# Start of SUPPLIED MATERIAL
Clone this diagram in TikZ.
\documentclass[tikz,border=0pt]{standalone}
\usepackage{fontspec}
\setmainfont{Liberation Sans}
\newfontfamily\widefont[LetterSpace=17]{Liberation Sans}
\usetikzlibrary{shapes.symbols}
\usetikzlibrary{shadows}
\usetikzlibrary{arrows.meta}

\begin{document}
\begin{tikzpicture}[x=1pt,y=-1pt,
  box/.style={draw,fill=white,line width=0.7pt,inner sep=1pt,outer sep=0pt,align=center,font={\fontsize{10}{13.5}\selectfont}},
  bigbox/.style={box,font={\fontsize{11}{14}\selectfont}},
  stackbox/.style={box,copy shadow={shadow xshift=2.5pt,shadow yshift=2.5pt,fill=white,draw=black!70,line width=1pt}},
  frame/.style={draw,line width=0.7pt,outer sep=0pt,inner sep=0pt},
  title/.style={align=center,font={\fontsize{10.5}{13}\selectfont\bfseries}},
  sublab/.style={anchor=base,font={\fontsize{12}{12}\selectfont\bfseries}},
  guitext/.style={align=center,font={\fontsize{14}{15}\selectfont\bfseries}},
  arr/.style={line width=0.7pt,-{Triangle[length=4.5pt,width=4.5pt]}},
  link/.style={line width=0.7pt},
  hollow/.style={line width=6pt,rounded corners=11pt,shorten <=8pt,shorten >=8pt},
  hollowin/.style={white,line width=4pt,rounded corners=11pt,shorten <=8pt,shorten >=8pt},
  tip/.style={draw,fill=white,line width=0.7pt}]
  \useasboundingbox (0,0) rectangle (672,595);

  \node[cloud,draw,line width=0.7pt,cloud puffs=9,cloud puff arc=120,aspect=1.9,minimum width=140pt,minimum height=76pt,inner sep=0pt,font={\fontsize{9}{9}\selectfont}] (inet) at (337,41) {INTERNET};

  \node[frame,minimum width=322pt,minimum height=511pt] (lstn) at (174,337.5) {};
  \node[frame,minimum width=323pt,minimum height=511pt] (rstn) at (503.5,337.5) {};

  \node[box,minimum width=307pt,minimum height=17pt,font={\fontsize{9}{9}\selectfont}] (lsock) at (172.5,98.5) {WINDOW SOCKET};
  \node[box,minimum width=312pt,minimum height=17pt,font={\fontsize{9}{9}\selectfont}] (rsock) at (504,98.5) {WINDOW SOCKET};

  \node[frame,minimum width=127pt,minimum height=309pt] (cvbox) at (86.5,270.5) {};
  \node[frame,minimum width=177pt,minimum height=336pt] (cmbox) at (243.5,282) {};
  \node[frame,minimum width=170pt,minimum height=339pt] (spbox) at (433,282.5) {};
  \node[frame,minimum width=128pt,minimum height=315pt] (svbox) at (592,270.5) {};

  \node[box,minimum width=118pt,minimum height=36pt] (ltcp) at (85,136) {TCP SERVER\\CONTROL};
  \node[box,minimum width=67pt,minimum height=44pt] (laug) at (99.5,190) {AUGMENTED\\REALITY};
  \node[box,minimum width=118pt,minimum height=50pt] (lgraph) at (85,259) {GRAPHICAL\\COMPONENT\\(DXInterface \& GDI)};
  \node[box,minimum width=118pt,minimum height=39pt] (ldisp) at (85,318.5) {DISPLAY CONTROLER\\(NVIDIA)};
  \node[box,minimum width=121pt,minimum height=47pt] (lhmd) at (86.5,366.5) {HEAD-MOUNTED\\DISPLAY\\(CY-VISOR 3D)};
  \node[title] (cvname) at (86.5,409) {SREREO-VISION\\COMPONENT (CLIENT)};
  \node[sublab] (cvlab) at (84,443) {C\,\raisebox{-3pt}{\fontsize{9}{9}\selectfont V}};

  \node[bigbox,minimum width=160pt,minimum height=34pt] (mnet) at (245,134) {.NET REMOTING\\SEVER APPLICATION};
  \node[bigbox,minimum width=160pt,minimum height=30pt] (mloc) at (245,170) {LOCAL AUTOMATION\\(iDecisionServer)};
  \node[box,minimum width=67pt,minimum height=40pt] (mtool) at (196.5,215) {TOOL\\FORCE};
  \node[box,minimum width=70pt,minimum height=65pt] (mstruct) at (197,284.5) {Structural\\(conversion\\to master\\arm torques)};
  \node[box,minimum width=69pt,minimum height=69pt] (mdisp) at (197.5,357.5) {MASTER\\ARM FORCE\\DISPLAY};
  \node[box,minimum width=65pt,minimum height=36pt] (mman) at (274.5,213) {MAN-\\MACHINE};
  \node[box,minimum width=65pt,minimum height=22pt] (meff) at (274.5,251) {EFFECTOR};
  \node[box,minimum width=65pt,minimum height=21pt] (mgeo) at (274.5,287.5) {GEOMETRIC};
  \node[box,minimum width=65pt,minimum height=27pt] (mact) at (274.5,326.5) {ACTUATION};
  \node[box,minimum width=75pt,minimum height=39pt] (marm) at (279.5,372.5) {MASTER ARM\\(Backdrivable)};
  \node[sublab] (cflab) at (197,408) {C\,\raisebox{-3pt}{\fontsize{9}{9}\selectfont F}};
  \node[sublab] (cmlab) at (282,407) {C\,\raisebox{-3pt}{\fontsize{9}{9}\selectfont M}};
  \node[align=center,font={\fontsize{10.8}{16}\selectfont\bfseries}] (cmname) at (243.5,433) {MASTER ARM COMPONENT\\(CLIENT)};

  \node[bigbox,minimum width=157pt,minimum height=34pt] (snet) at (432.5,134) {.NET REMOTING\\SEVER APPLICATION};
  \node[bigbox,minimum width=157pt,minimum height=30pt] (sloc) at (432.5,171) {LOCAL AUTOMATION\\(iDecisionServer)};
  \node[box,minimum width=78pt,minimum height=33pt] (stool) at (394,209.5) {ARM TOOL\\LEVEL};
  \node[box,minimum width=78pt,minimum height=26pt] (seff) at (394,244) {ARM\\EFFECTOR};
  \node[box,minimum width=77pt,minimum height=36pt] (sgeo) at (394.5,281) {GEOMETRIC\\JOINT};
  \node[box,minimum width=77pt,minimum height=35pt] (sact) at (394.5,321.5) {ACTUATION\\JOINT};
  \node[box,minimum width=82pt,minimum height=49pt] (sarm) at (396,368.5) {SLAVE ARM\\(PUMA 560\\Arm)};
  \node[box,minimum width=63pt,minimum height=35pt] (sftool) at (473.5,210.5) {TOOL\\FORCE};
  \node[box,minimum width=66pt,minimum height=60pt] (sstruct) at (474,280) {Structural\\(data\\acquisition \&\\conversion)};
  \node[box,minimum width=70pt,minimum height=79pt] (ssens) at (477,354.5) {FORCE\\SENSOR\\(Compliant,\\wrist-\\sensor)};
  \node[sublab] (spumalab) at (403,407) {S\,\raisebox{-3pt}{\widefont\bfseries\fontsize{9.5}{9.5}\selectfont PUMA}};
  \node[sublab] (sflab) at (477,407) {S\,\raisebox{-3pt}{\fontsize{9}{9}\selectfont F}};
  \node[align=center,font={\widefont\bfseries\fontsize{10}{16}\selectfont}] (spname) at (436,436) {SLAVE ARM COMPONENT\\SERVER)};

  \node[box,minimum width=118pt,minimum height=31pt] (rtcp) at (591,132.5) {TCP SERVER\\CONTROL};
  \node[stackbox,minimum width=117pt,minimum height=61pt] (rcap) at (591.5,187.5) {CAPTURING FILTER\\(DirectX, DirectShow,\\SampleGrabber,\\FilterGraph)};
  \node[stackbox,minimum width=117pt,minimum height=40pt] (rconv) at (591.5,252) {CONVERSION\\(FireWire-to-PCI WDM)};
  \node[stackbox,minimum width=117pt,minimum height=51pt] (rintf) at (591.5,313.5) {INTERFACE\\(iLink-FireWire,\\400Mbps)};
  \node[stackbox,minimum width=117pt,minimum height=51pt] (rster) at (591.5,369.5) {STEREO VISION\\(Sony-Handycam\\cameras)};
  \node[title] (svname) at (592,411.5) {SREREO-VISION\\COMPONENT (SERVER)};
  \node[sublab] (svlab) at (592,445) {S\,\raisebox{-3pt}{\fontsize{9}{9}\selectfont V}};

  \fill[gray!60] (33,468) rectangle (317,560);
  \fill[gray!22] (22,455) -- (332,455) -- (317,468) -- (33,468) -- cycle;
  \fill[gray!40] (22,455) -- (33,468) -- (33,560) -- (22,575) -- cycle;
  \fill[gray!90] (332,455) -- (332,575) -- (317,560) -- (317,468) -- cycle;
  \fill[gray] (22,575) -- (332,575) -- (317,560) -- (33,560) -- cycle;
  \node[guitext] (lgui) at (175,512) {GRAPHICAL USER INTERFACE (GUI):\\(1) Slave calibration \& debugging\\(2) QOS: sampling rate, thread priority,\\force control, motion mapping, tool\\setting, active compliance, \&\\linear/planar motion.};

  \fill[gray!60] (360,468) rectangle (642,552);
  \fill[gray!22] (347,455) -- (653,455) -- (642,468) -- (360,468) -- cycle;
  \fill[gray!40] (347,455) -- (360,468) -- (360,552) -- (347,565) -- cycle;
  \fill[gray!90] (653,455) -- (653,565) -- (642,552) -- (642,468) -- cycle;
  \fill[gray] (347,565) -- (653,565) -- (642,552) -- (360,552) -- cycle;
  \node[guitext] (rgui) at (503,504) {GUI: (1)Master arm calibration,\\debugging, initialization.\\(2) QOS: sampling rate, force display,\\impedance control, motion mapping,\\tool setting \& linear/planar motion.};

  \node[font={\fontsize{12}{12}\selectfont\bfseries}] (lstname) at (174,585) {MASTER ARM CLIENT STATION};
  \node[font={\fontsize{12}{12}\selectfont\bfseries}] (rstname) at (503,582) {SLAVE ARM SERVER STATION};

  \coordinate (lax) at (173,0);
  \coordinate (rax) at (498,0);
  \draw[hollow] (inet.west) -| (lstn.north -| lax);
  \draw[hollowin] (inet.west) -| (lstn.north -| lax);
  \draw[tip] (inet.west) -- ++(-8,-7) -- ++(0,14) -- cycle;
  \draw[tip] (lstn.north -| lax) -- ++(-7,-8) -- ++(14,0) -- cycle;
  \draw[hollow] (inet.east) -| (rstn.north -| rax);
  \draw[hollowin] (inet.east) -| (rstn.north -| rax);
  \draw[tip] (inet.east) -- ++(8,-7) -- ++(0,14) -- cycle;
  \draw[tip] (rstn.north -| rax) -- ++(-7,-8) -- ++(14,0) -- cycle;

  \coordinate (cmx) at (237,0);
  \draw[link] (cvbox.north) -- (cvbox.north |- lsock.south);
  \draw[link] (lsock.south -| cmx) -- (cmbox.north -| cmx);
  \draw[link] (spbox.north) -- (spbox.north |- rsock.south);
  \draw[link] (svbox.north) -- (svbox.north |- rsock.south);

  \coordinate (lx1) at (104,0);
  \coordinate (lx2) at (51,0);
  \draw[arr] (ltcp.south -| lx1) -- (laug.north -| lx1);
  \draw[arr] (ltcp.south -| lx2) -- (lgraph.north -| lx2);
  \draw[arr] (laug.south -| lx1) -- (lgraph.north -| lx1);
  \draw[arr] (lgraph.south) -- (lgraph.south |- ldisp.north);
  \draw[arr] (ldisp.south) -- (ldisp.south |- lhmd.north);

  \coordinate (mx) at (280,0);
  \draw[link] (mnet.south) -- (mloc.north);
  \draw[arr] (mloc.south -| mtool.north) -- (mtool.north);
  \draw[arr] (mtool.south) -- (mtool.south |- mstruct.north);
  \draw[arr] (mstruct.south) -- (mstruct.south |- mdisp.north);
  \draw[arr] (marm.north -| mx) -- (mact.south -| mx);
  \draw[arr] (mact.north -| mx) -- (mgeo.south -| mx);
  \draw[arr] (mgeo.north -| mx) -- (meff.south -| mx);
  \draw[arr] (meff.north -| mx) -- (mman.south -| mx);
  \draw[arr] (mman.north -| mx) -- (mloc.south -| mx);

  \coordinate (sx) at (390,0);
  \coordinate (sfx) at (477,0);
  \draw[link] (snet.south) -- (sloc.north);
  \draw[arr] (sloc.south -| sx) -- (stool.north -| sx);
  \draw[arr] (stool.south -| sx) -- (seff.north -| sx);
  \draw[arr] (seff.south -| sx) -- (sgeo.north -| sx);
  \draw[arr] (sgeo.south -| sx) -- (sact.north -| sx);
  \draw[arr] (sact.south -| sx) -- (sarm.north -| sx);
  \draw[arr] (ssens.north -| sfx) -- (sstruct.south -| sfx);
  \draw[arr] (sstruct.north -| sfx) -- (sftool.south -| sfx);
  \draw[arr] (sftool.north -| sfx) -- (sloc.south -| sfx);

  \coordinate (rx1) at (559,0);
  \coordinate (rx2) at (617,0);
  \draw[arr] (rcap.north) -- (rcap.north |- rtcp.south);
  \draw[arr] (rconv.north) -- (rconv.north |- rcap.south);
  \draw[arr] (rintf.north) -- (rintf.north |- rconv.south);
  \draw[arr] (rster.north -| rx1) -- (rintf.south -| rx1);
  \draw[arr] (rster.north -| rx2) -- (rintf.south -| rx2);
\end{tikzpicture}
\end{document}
# End of SUPPLIED MATERIAL
Write out the listing's lines exactly, from its first line through the line that contains "(0,0) rectangle (672,595);", and stop there.

RESULT OF THIS EXERCISE:
Clone this diagram in TikZ.
\documentclass[tikz,border=0pt]{standalone}
\usepackage{fontspec}
\setmainfont{Liberation Sans}
\newfontfamily\widefont[LetterSpace=17]{Liberation Sans}
\usetikzlibrary{shapes.symbols}
\usetikzlibrary{shadows}
\usetikzlibrary{arrows.meta}

\begin{document}
\begin{tikzpicture}[x=1pt,y=-1pt,
  box/.style={draw,fill=white,line width=0.7pt,inner sep=1pt,outer sep=0pt,align=center,font={\fontsize{10}{13.5}\selectfont}},
  bigbox/.style={box,font={\fontsize{11}{14}\selectfont}},
  stackbox/.style={box,copy shadow={shadow xshift=2.5pt,shadow yshift=2.5pt,fill=white,draw=black!70,line width=1pt}},
  frame/.style={draw,line width=0.7pt,outer sep=0pt,inner sep=0pt},
  title/.style={align=center,font={\fontsize{10.5}{13}\selectfont\bfseries}},
  sublab/.style={anchor=base,font={\fontsize{12}{12}\selectfont\bfseries}},
  guitext/.style={align=center,font={\fontsize{14}{15}\selectfont\bfseries}},
  arr/.style={line width=0.7pt,-{Triangle[length=4.5pt,width=4.5pt]}},
  link/.style={line width=0.7pt},
  hollow/.style={line width=6pt,rounded corners=11pt,shorten <=8pt,shorten >=8pt},
  hollowin/.style={white,line width=4pt,rounded corners=11pt,shorten <=8pt,shorten >=8pt},
  tip/.style={draw,fill=white,line width=0.7pt}]
  \useasboundingbox (0,0) rectangle (672,595);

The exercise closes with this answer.